Elasticsearch学习笔记：索引结构中store, _all , index，copy_to 属性介绍，批量索引优势分析

程序员文章站 2022-07-09 19:10:34

...

禁用字段类型猜测
创建索引blog, 插入文档后新增document, 增加字段end

PUT /blog
{
  "mappings":{
    "article":{
      "dynamic":"false",
      "properties": {
         "id":{"type": "text"},
         "content":{"type": "text"},
         "author":{"type": "text"}
      }
    }
  }
}

PUT /blog/article/1
{
  "id":"1",
  "content":"2",
  "author":"wlf",
  "end":1
}
###查看mapping, 没有动态增加end 字段的映射
GET /blog/_mapping/article

索引结构映射
公共属性：
- index: true , false 是否为该field 创建索引，体现出来就是该字段是否可被查询

######title index 设置为false
PUT my_index1
{
  "mappings": {
    "_doc": {
      "properties": {
        "title": {
          "type": "text",
          "store": false,
          "index": false
        },
        "date": {
          "type": "date",
          "store": false 
        },
        "content": {
          "type": "text"
        }
      }
    }
  }
}

PUT my_index1/_doc/1
{
  "title":   "Some short title",
  "date":    "2015-01-01",
  "content": "A very long content field..."
}

GET my_index1/_doc/_search        ####title 字段 index 为 false, 查询时会报错
{
      "query" : {
     "bool" : {
      "must":    
      { "match": { "title": "Some short title" }}
    }
  }
}

stroe: 默认情况下，原始字段值被编入索引，但是原始字段不存储，只存储索引，以使它们可被搜索。这意味着可以查询该字段，但不能检索原始字段值。但是该字段值已经存储在_source 字段里，也是能检索出原始字段的，所以stroe 默认为false；在某些情况下，它可能对store某个领域有意义。例如，如果您的文档包含a title，a date和非常大的content 字段，则您可能只想检索title和date不必从大_source字段中提取这些字段：

DELETE my_index
PUT my_index
{
  "mappings": {
    "_doc": {
      "properties": {
        "title": {
          "type": "text",
          "store": true 
        },
        "date": {
          "type": "date",
          "store": true 
        },
        "content": {
          "type": "text"
        }
      }
    }
  }
}

PUT my_index/_doc/1
{
  "title":   "Some short title",
  "date":    "2015-01-01",
  "content": "A very long content field..."
}

####不需要查询出content字段
GET my_index/_search
{
  "stored_fields": [ "title", "date" ]    
}

_all: 在6.0+ 中，该字段默认被禁用，同时在创建index的时候不能 enable；_all 字段能捕获所有字段，它将所有其他字段的值连接成一个大字符串，使用空格作为分隔符，然后进行分析和索引，但不存储。
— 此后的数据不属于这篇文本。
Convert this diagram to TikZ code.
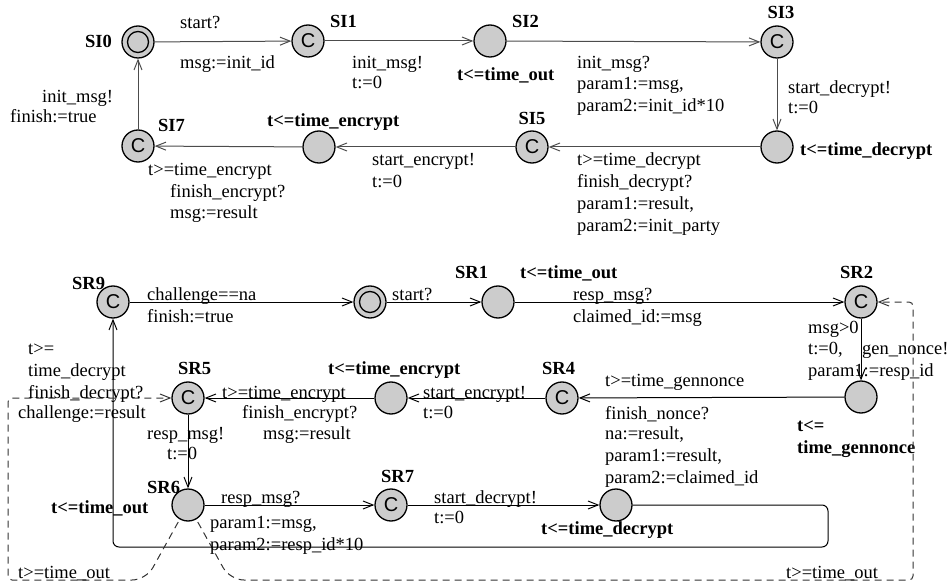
\documentclass[tikz,border=0pt]{standalone}
\usepackage{fontspec}
\setmainfont{Liberation Serif}
\newfontfamily\csans{Liberation Sans}
\usetikzlibrary{arrows.meta}
\begin{document}
\begin{tikzpicture}[x=1pt,y=-1pt,
  font=\fontsize{18.5}{22}\selectfont,
  loc/.style={circle, draw=black, line width=1.3pt, fill=gray!40, minimum size=32pt, inner sep=0pt},
  com/.style={loc, font=\csans\fontsize{20}{20}\selectfont},
  ini/.style={loc, path picture={\draw[line width=1.3pt] (path picture bounding box.center) circle (10.5pt);}},
  lbl/.style={inner sep=0pt, anchor=west, text height=13pt, text depth=1pt},
  nm/.style={lbl, font=\fontsize{18.5}{22}\selectfont\bfseries},
  ml/.style={inner sep=0pt, anchor=north west, align=left},
  mlb/.style={ml, font=\fontsize{18.5}{22}\selectfont\bfseries},
  edge/.style={line width=1pt, draw=black!70, -{Straight Barb[length=10pt,width=8pt]}},
  edgeb/.style={line width=1pt, draw=black, -{Straight Barb[length=10pt,width=8pt]}},
  dedge/.style={line width=1pt, draw=black!80, dash pattern=on 7pt off 5pt, -{Straight Barb[length=10pt,width=8pt]}}
]
\useasboundingbox (0,0) rectangle (948,588);

% ---------- top automaton ----------
\node[ini] (SI0) at (138,42) {};
\node[com] (SI1) at (308,41) {C};
\node[loc] (SI2) at (490,41) {};
\node[com] (SI3) at (777,42) {C};
\node[loc] (SI4) at (777,147) {};
\node[com] (SI5) at (532,147) {C};
\node[loc] (SI6) at (319,147) {};
\node[com] (SI7) at (138,146) {C};

\node[nm, anchor=east] (nSI0) at (112,42) {SI0};
\node[nm] (nSI1) at (330,22) {SI1};
\node[nm] (nSI2) at (512,22) {SI2};
\node[nm, anchor=center] (nSI3) at (781,13) {SI3};
\node[nm, anchor=center] (nSI5) at (532,119) {SI5};
\node[nm] (nSI7) at (158,126) {SI7};
\node[nm] (iSI2) at (457,75) {t<=time\_out};
\node[nm] (iSI6) at (267,121) {t<=time\_encrypt};
\node[nm] (iSI4) at (800,150) {t<=time\_decrypt};

\draw[edge] (SI0) -- (SI1);
\draw[edge] (SI1) -- (SI2);
\draw[edge] (SI2) -- (SI3);
\draw[edge] (SI3) -- (SI4);
\draw[edge] (SI4) -- (SI5);
\draw[edge] (SI5) -- (SI6);
\draw[edge] (SI6) -- (SI7);
\draw[edge] (SI7) -- (SI0);

\node[lbl] (a1) at (180,23) {start?};
\node[lbl] (a2) at (180,63) {msg:=init\_id};
\node[lbl] (b1) at (352,63) {init\_msg!};
\node[lbl] (b2) at (352,83) {t:=0};
\node[lbl] (c1) at (577,63) {init\_msg?};
\node[ml] (c2) at (577,76) {\rule{0pt}{13pt}param1:=msg,\\param2:=init\_id*10};
\node[lbl] (d1) at (788,88) {start\_decrypt!};
\node[lbl] (d2) at (788,108) {t:=0};
\node[lbl] (e1) at (577,160) {t>=time\_decrypt};
\node[lbl] (e2) at (577,182) {finish\_decrypt?};
\node[ml] (e3) at (577,196) {\rule{0pt}{13pt}param1:=result,\\param2:=init\_party};
\node[lbl] (f1) at (372,160) {start\_encrypt!};
\node[lbl] (f2) at (372,182) {t:=0};
\node[lbl] (g1) at (148,170) {t>=time\_encrypt};
\node[lbl] (g2) at (170,192) {finish\_encrypt?};
\node[lbl] (g3) at (170,213) {msg:=result};
\node[lbl] (h1) at (42,97) {init\_msg!};
\node[lbl] (h2) at (10,117) {finish:=true};

% ---------- bottom automaton ----------
\node[com] (SR9) at (113,302) {C};
\node[ini] (SR0) at (370,302) {};
\node[loc] (SR1) at (498,302) {};
\node[com] (SR2) at (861,302) {C};
\node[loc] (SR3) at (861,397) {};
\node[com] (SR4) at (562,398) {C};
\node[loc] (SRE) at (391,398) {};
\node[com] (SR5) at (188,398) {C};
\node[loc] (SR6) at (188,505) {};
\node[com] (SR7) at (391,505) {C};
\node[loc] (SR8) at (616,505) {};

\node[nm] (nSR9) at (72,283) {SR9};
\node[nm] (nSR1) at (455,272) {SR1};
\node[nm] (iSR1) at (520,272) {t<=time\_out};
\node[nm] (nSR2) at (840,272) {SR2};
\node[mlb] (iSR3) at (797,418) {\rule{0pt}{13pt}t<=\\time\_gennonce};
\node[nm] (nSR4) at (542,368) {SR4};
\node[nm] (iSRE) at (328,368) {t<=time\_encrypt};
\node[nm] (nSR5) at (178,368) {SR5};
\node[nm] (nSR6) at (147,487) {SR6};
\node[nm] (iSR6) at (51,507) {t<=time\_out};
\node[nm] (nSR7) at (381,476) {SR7};
\node[nm] (iSR8) at (541,528) {t<=time\_decrypt};

\draw[edgeb] (SR9) -- (SR0);
\draw[edgeb] (SR0) -- (SR1);
\draw[edgeb] (SR1) -- (SR2);
\draw[edgeb] (SR2) -- (SR3);
\draw[edgeb] (SR3) -- (SR4);
\draw[edgeb] (SR4) -- (SRE);
\draw[edgeb] (SRE) -- (SR5);
\draw[edgeb] (SR5) -- (SR6);
\draw[edgeb] (SR6) -- (SR7);
\draw[edgeb] (SR7) -- (SR8);
\draw[edgeb, rounded corners=6pt] (SR8.east) -- (828,505) -- (828,547) -- (113,547) -- (SR9.south);
\draw[dedge, shorten <=3pt] (SR6.240) [rounded corners=14pt] -- (146,580) [rounded corners=4pt] -- (8,580) -- (8,398) -- (SR5.west);
\draw[dedge, shorten <=3pt] (SR6.300) [rounded corners=14pt] -- (230,580) [rounded corners=4pt] -- (913,580) -- (913,302) -- (SR2.east);

\node[lbl] (p1) at (147,295) {challenge==na};
\node[lbl] (p2) at (147,316) {finish:=true};
\node[lbl] (q1) at (392,294) {start?};
\node[lbl] (r1) at (573,295) {resp\_msg?};
\node[lbl] (r2) at (573,316) {claimed\_id:=msg};
\node[lbl] (s1) at (808,327) {msg>0};
\node[lbl] (s2) at (862,348) {gen\_nonce!};
\node[ml] (s3) at (808,341) {\rule{0pt}{13pt}t:=0,\\param1:=resp\_id};
\node[lbl] (u1) at (605,380) {t>=time\_gennonce};
\node[lbl] (u2) at (605,413) {finish\_nonce?};
\node[ml] (u3) at (605,426) {\rule{0pt}{13pt}na:=result,\\param1:=result,\\param2:=claimed\_id};
\node[lbl] (v1) at (423,392) {start\_encrypt!};
\node[lbl] (v2) at (423,412) {t:=0};
\node[lbl] (w1) at (222,392) {t>=time\_encrypt};
\node[lbl] (w2) at (242,412) {finish\_encrypt?};
\node[lbl] (w3) at (263,433) {msg:=result};
\node[lbl] (x1) at (147,433) {resp\_msg!};
\node[lbl] (x2) at (167,453) {t:=0};
\node[lbl] (y1) at (221,497) {resp\_msg?};
\node[ml] (y2) at (210,515) {\rule{0pt}{13pt}param1:=msg,\\param2:=resp\_id*10};
\node[lbl] (z1) at (434,497) {start\_decrypt!};
\node[lbl] (z2) at (434,517) {t:=0};
\node[ml] (k1) at (28,341) {\rule{0pt}{13pt}t>=\\time\_decrypt};
\node[lbl] (k2) at (28,392) {finish\_decrypt?};
\node[lbl] (k3) at (18,412) {challenge:=result};
\node[lbl] (t1) at (18,572) {t>=time\_out};
\node[lbl] (t2) at (786,572) {t>=time\_out};
\end{tikzpicture}
\end{document}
这意味着它可以被搜索，但不能被检索。建议使用 copy_to 实现用户自定义的_all 功能

PUT myindex
{
  "mappings": {
    "mytype": {
      "_all": {"enabled": true},
      "properties": {
        "title": { 
          "type": "text",
          "boost": 2
        },
        "content": { 
          "type": "text"
        }
      }
    }
  }
}
#####结果报错
{
  "error": {
    "root_cause": [
      {
        "type": "mapper_parsing_exception",
        "reason": "Failed to parse mapping [mytype]: Enabling [_all] is disabled in 6.0. As a replacement, you can use [copy_to] on mapping fields to create your own catch all field."
      }
    ],
    "type": "mapper_parsing_exception",
    "reason": "Failed to parse mapping [mytype]: Enabling [_all] is disabled in 6.0. As a replacement, you can use [copy_to] on mapping fields to create your own catch all field.",
    "caused_by": {
      "type": "illegal_argument_exception",
      "reason": "Enabling [_all] is disabled in 6.0. As a replacement, you can use [copy_to] on mapping fields to create your own catch all field."
    }
  },
  "status": 400
}

copy_to: 指定一个字段，使用的字段值复制到改字段

PUT myindex
{
  "mappings": {
    "mytype": {
      "properties": {
        "first_name": {
          "type":    "text",
          "copy_to": "full_name" 
        },
        "last_name": {
          "type":    "text",
          "copy_to": "full_name" 
        },
        "full_name": {
          "type":    "text"
        }
      }
    }
  }
}

PUT myindex/mytype/1
{
  "first_name": "John",
  "last_name": "Smith"
}

GET myindex/_search
{
  "query": {
    "match": {
      "full_name": "John Smith"
    }
  }
}

批量索引
1. 支持操作有index，create，delete和update；
  语法：每一行以换行符结束
  { action: { metadata }}\n
  { request body }\n
  { action: { metadata }}\n
  { request body }\n

POST /test_index/_bulk
{ "delete": { "_type": "test_type", "_id": "3" }} 
{ "create": { "_type": "test_type", "_id": "12" }}
{ "test_field":    "test12" }
{ "index":  { "_type": "test_type" }}
{ "test_field":    "auto-generate id test" }
{ "index":  { "_type": "test_type", "_id": "2" }}
{ "test_field":    "replaced test2" }
{ "update": { "_type": "test_type", "_id": "1", "_retry_on_conflict" : 3} }
{ "doc" : {"test_field2" : "bulk test1"} }

bulk操作中，任意一个操作失败，是不会影响其他的操作的，但是会返回结果
bulk size： bulk request会加载到内存里，如果太大的话，性能反而会下降，因此需要反复尝试一个最佳的bulk size。一般从1000~5000条数据开始，尝试逐渐增加。另外，如果看大小的话，最好是在5~15MB之间。

为什么不用易读的 jsonArray结构呢：
[{
“action”: {
},
“data”: { }}]
将json数组解析为JSONArray对象，这个时候，整个数据，就会在内存中出现一份一模一样的拷贝，一份数据是json文本，一份数据是JSONArray对象;
假设说现在100个bulk请求发送到了一个节点上去，然后每个请求是10MB，100个请求，就是1000MB = 1GB，然后每个请求的json都copy一份为jsonarray对象，此时内存中的占用就会翻倍，就会占用2GB的内存。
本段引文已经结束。